Kontney is the board’s newest member, having been elected in April on a platform that included the line, “critical thinking not critical race theory.”
After the June 13 committee meeting, Buckmaster got into a heated exchange with Hapeman, who works for the district as an educational assistant. She says he told her that the board’s action should have come as no surprise, saying “This is why they were elected. This is what they ran on.” Emily Sorensen, a community member who was sitting nearby, says she heard him make this comment.
The 1,800-word petition, written by Allison Hapeman’s son, Lawrence, a 2021 graduate of the Muskego-Norway school system, takes issue with the various objections to When the Emperor Was Divine. These included a claim, purportedly made by more than one school board member, that the book is “too sad.” The petition calls this argument “fundamentally nonsensical,” noting that other books approved for classroom use in the district include Shakespeare’s Romeo and Juliet, “in which both titular characters take their own lives,” and Tim O’Brien’s The Things They Carried, “in which most characters die by the end of the novel in often brutal and graphic ways.”

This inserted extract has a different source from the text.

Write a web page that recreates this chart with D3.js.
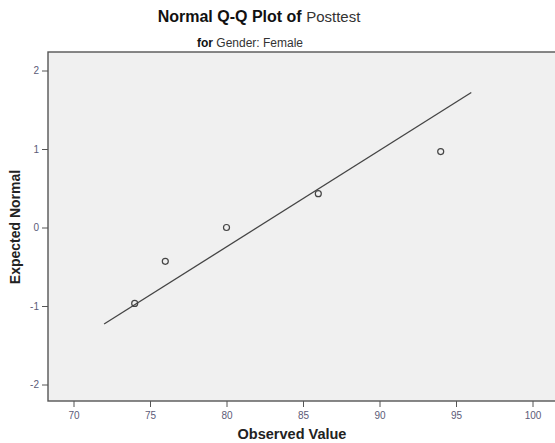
<!DOCTYPE html>
<html>
<head>
<meta charset="utf-8">
<script src="https://cdn.jsdelivr.net/npm/d3@7"></script>
<style>
  body { margin: 0; background: #fff; }
  text { font-family: "Liberation Sans", Arial, sans-serif; }
</style>
</head>
<body>
<script>
// observed posttest scores and their expected normal values
var observed = [74, 76, 80, 86, 94];
var expected = [-0.967, -0.431, 0, 0.431, 0.967];

// reference line end points
var lineX = [72, 96];
var lineY = [-1.23, 1.72];

var xTicks = [70, 75, 80, 85, 90, 95, 100];
var yTicks = [-2, -1, 0, 1, 2];

var W = 555, H = 443;
var frame = {left: 48, top: 52, right: 560, bottom: 401};

var svg = d3.select("body").append("svg")
    .attr("width", W)
    .attr("height", H);

// set the ranges
var x = d3.scaleLinear().domain([70, 100]).range([73.5, 532.5]);
var y = d3.scaleLinear().domain([-2, 2]).range([384.5, 70.5]);

// plot background
svg.append("rect")
    .attr("x", frame.left)
    .attr("y", frame.top)
    .attr("width", frame.right - frame.left)
    .attr("height", frame.bottom - frame.top)
    .attr("fill", "#f0f0f0")
    .attr("stroke", "#555")
    .attr("stroke-width", 1.4);

// reference line
svg.append("line")
    .attr("x1", x(lineX[0]))
    .attr("y1", y(lineY[0]))
    .attr("x2", x(lineX[1]))
    .attr("y2", y(lineY[1]))
    .attr("stroke", "#444")
    .attr("stroke-width", 1.3);

// points
svg.selectAll("circle.pt")
    .data(observed)
  .enter().append("circle")
    .attr("class", "pt")
    .attr("cx", function(d) { return x(d); })
    .attr("cy", function(d, i) { return y(expected[i]); })
    .attr("r", 3)
    .attr("fill", "none")
    .attr("stroke", "#444")
    .attr("stroke-width", 1.2);

var fmt = function(d) { return String(d); };

// x axis
var xAxis = svg.append("g")
    .attr("transform", "translate(0," + frame.bottom + ")")
    .call(d3.axisBottom(x).tickValues(xTicks).tickFormat(fmt).tickSize(6).tickPadding(5));
xAxis.select(".domain").remove();
xAxis.selectAll("line").attr("stroke", "#555");
xAxis.selectAll("text")
    .attr("fill", "#5b5b78")
    .style("font-size", "10px");

// y axis
var yAxis = svg.append("g")
    .attr("transform", "translate(" + frame.left + ",0)")
    .call(d3.axisLeft(y).tickValues(yTicks).tickFormat(fmt).tickSize(6).tickPadding(3));
yAxis.select(".domain").remove();
yAxis.selectAll("line").attr("stroke", "#555");
yAxis.selectAll("text")
    .attr("fill", "#5b5b78")
    .style("font-size", "10px");

// title
var title = svg.append("text")
    .attr("x", 259)
    .attr("y", 22)
    .attr("text-anchor", "middle")
    .attr("fill", "#111");
title.append("tspan").style("font-weight", "bold").style("font-size", "16px").text("Normal Q-Q Plot of ");
title.append("tspan").style("font-size", "15px").attr("fill", "#333").text("Posttest");

var sub = svg.append("text")
    .attr("x", 250)
    .attr("y", 47)
    .attr("text-anchor", "middle")
    .style("font-size", "12px")
    .attr("fill", "#111");
sub.append("tspan").style("font-weight", "bold").text("for ");
sub.append("tspan").attr("fill", "#333").text("Gender: Female");

// axis labels
svg.append("text")
    .attr("x", 292)
    .attr("y", 439)
    .attr("text-anchor", "middle")
    .style("font-size", "14.5px")
    .style("font-weight", "bold")
    .attr("fill", "#222")
    .text("Observed Value");

svg.append("text")
    .attr("transform", "translate(20,227) rotate(-90)")
    .attr("text-anchor", "middle")
    .style("font-size", "14px")
    .style("font-weight", "bold")
    .attr("fill", "#222")
    .text("Expected Normal");
</script>
</body>
</html>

As for the argument that “this book should not be approved because the selection committee was non-negotiably set on picking a work by an author who is a woman of color,” the petition links to a district directive, issued in 2020, to seek ways “to support understanding of the history of marginalization and the positive impact we can have on a daily basis when we use an equity focused mindset that addresses disparities.”
The petition states: “As residents of the world and heirs of its history, we must be given the opportunity to reflect on the past and point out the pain and suffering . . . This reflection is meant to prepare ourselves to create a stronger country and world by rejecting outright the mistakes of the past.”
Or, as Inoue put it in his letter to the school board, “The story of what happened to the Japanese American community is an American story, one that balances the challenges of injustice, but also the patriotic stories of service and resistance. If anything, these are stories that need to be told more in our schools.”